Darren spent many months toiling on the future of journalism at one of Patch.com’s hyperlocal websites out in Diamond Bar, California.
He’d get the “Intern Working In the Most Interesting-Sounding Place Award from the Center” if he hadn’t decided to return to Maine to a reporting position at our media partner, The Times Record in Brunswick, where he’s covering Brunswick, Freeport, Harpswell, Arrowsic, Georgetown, Pownal, and Wiscasset. You can see one of his latest stories here.
Finally, Nathaniel spent a year-and-a-half as an international cross-country ski journalist at Fasterskier.com, where he covered the Winter Olympics in Whistler and a number of World Cup events in Europe.
Nathaniel says he used his investigative skills in going after documents from hearings for athletes under investigation for using performance-enhancing drugs, and examining cases where the rules weren’t enforced.
“A few of my stories led to the return of more than $5,000 to two athletes who had missed out on prize money when they were beaten by an athlete who was cheating.”

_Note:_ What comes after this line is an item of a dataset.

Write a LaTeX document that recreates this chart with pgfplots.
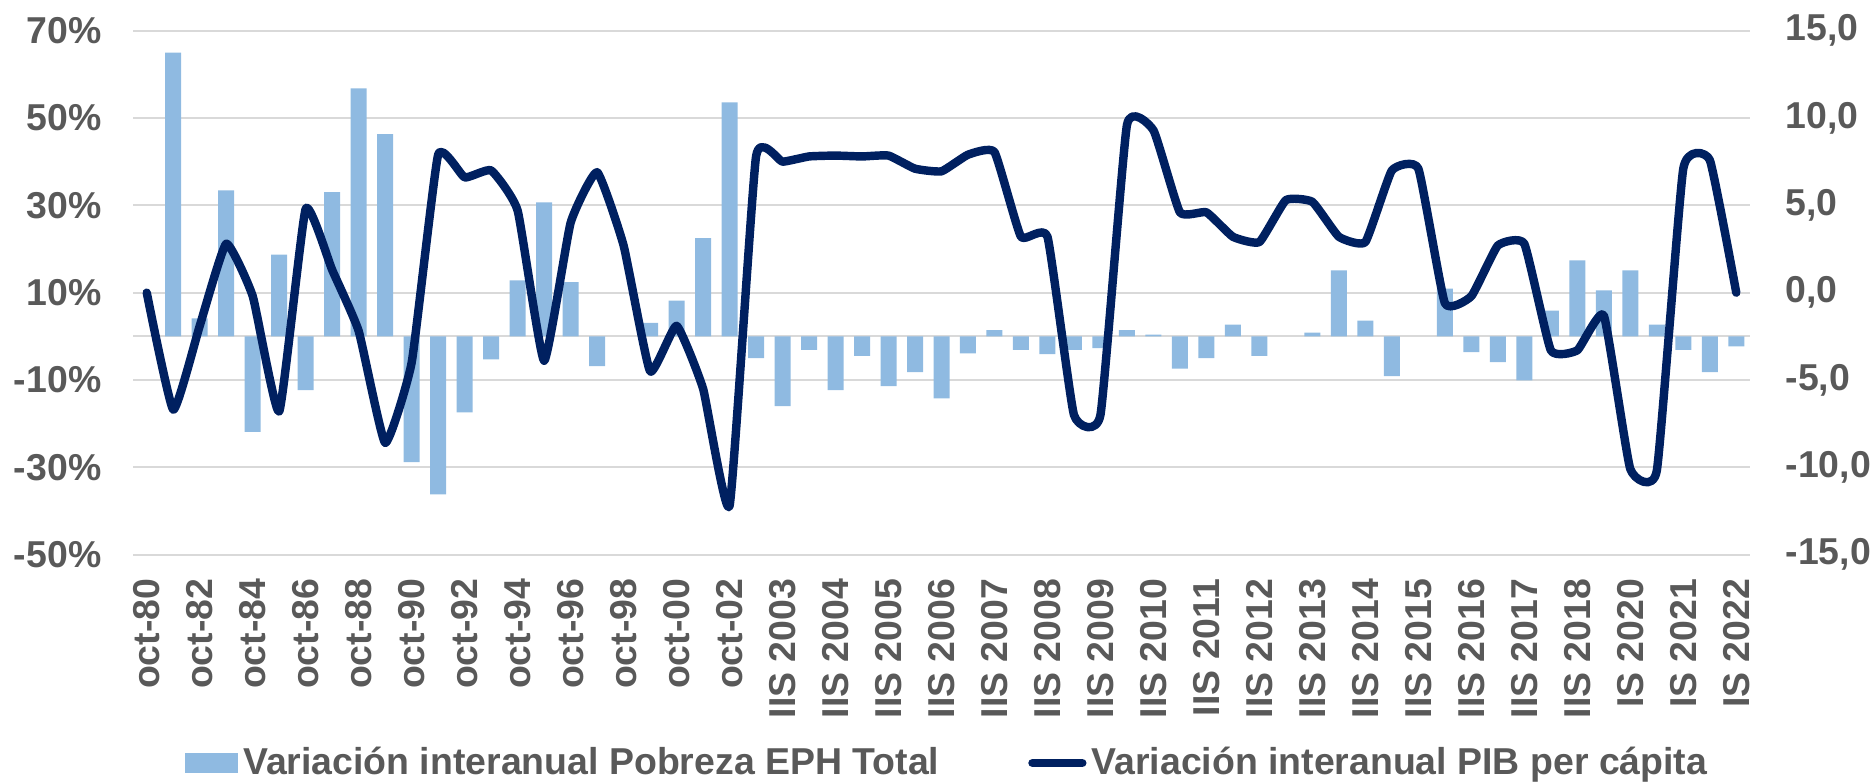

Nathaniel’s now at the graduate Journalism School at Columbia University, where he was admitted to the Toni Stabile Center for Investigative Journalism. His first story for the New York Daily News was published last weekend.
Nathaniel writes to us:
“It’s been illuminating to live in New York City and to witness the frequently-adversarial relationship between government and the media here: You can see that the press can be very important in keeping some of these larger-than-life politicians in check — something that’s not always on display back home… Some day, I plan to take what I’ve learned here back home with me to Maine — whether that’s in the short- or long-term remains to be seen.”